The raw materials for Indiana Jones were therefore quite powerful and profound, all acted out with precision by once in a generation movie stars (Harrison Ford /Sean Connery). But the motifs were conveyed through snappy dialogue between action sequences, never compromising a tense and thrilling chase for a mcguffin against the Nazi baddies. Clear goals. Linear logic. Charm. G2 tries to match that and fails, whether consciously or unconsciously: the parallels are there, as is the deficit in comparative standard of execution.
It’s an apt comparison. Pratt’s Starlord himself referenced Raiders of the Lost Ark in the first Guardians film. And many have suggested Chris Pratt as the new Harrison Ford, going as far as assuming he will take on the Indiana Jones mantle. Indeed, it’s a probable outcome, especially now ‘Indy 5′ is, like Guardians, a Disney property, but has therefore been pushed back to 2020, thereby taking Harrison Ford’s age to 78 once said film is released.
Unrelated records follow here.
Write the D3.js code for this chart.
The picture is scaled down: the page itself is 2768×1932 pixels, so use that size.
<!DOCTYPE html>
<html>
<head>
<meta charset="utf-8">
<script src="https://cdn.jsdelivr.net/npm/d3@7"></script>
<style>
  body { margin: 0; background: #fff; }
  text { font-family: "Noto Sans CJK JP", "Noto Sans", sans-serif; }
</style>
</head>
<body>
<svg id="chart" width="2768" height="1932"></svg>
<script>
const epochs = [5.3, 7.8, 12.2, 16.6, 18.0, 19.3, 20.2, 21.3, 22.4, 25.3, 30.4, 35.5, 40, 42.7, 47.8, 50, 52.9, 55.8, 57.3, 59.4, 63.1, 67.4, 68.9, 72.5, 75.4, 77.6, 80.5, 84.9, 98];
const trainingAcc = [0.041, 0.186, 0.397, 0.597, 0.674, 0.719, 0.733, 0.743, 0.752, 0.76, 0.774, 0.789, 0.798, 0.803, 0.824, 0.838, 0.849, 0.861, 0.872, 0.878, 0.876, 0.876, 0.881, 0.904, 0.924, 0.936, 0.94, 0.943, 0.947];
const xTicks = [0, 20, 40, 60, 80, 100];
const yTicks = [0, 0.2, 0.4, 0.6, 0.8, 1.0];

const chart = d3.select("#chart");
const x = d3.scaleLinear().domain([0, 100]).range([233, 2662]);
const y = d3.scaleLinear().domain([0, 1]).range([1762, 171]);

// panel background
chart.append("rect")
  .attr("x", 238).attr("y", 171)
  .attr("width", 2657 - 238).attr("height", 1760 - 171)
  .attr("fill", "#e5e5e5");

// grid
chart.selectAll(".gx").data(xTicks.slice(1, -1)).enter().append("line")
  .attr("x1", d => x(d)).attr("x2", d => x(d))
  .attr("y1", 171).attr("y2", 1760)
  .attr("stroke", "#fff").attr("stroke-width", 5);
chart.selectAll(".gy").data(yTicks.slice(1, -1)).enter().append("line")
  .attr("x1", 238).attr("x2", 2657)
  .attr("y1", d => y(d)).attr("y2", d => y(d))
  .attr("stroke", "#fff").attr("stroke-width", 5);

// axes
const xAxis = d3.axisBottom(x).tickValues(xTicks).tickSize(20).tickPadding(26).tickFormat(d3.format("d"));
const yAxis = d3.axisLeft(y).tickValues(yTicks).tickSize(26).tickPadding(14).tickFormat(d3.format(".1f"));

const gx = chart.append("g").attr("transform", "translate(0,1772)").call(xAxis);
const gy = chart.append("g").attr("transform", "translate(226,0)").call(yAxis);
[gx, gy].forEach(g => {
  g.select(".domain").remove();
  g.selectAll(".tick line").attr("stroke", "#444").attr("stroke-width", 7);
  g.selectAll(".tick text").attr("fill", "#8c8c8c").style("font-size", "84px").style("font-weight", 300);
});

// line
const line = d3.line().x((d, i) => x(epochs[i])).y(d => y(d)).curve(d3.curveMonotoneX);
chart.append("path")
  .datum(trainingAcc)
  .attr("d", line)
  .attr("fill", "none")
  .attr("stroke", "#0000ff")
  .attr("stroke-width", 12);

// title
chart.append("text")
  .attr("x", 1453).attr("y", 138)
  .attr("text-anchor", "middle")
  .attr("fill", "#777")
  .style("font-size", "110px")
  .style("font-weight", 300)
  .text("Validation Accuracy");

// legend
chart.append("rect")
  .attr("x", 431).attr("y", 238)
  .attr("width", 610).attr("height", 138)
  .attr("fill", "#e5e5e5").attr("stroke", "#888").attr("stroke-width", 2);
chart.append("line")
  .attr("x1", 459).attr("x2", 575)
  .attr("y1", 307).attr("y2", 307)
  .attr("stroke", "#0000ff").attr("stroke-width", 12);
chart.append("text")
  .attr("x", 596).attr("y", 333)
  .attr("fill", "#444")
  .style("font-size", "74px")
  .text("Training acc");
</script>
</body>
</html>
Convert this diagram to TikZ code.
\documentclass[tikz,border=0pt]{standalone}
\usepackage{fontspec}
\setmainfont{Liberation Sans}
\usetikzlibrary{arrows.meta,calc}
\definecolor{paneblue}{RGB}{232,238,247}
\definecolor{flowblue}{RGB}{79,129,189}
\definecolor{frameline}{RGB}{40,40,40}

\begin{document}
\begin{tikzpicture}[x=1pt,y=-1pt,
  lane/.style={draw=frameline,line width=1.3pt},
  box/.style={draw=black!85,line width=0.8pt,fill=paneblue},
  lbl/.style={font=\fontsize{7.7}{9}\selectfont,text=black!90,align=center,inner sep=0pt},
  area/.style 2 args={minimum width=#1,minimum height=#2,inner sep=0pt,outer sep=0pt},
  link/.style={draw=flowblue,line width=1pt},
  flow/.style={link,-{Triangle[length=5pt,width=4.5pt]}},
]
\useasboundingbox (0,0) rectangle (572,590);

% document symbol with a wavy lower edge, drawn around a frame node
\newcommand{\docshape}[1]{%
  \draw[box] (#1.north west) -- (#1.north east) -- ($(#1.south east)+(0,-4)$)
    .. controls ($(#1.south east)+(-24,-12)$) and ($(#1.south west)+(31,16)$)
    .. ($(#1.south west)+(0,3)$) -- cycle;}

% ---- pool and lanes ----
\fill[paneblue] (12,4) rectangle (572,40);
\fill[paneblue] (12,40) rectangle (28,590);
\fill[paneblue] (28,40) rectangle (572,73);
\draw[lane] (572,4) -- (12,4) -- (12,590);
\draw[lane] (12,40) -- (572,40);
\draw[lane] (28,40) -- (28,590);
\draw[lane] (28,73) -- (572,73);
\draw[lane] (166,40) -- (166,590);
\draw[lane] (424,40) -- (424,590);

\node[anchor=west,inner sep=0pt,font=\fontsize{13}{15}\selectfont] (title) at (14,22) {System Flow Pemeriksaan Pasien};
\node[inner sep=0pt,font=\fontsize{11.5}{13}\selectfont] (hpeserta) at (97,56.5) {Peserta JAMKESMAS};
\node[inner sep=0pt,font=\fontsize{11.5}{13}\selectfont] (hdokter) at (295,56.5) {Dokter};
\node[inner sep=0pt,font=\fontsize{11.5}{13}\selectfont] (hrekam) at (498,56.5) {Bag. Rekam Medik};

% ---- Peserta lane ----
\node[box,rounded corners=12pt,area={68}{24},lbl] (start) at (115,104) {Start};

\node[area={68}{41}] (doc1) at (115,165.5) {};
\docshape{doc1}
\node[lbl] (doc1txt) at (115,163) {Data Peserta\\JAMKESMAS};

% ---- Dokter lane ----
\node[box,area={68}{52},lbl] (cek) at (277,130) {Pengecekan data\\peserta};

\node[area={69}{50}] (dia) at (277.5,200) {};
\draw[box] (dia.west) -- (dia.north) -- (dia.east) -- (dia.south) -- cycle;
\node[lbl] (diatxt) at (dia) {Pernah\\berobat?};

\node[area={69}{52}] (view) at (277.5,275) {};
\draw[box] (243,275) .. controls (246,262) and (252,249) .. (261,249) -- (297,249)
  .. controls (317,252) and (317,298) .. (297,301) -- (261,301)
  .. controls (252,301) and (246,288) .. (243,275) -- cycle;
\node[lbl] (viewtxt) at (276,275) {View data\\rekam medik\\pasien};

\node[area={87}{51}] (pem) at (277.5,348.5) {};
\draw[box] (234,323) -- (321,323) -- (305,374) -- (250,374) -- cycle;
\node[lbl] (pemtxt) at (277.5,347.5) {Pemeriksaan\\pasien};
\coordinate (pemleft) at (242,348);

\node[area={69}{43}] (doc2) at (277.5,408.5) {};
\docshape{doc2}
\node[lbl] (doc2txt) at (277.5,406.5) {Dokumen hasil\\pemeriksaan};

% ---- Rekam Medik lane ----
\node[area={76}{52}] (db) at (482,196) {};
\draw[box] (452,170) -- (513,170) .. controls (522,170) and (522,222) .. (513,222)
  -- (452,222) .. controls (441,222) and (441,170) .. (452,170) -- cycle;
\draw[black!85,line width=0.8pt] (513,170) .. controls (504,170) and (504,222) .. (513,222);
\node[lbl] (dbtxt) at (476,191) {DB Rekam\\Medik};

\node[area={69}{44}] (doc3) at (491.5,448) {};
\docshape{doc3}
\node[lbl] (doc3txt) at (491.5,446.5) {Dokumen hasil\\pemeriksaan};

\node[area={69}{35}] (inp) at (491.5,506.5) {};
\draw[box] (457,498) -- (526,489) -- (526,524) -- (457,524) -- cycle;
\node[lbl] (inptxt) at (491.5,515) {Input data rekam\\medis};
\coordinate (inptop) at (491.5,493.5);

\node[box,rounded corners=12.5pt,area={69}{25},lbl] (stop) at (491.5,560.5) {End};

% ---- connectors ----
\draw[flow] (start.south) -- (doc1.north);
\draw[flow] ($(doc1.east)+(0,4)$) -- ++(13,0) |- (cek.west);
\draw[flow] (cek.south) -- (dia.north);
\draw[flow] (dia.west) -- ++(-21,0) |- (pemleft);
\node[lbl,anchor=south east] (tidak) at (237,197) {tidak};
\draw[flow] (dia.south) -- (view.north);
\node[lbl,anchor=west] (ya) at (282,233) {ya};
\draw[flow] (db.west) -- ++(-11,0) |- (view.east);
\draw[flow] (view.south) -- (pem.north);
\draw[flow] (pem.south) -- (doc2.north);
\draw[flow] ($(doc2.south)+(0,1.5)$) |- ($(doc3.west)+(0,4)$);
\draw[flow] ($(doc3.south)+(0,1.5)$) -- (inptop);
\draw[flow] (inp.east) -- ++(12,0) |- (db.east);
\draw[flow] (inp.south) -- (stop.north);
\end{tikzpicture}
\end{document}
To be fair: Pratt is funny, clever, charming and competent in action. He COULD do it and take on the role of Dr Jones. I’ve seen worse re-casting suggestions.
Pratt’s not quite Harrison, though: the reality is that he is closer to..Kurt Russell..who plays..his Dad in G2, (without spoiling too much). And the G2 script is nowhere near as literate, cerebral, mature or thrilling as anything we got from the Indiana Jones brand (yes, even the Crystal Skull had its moments).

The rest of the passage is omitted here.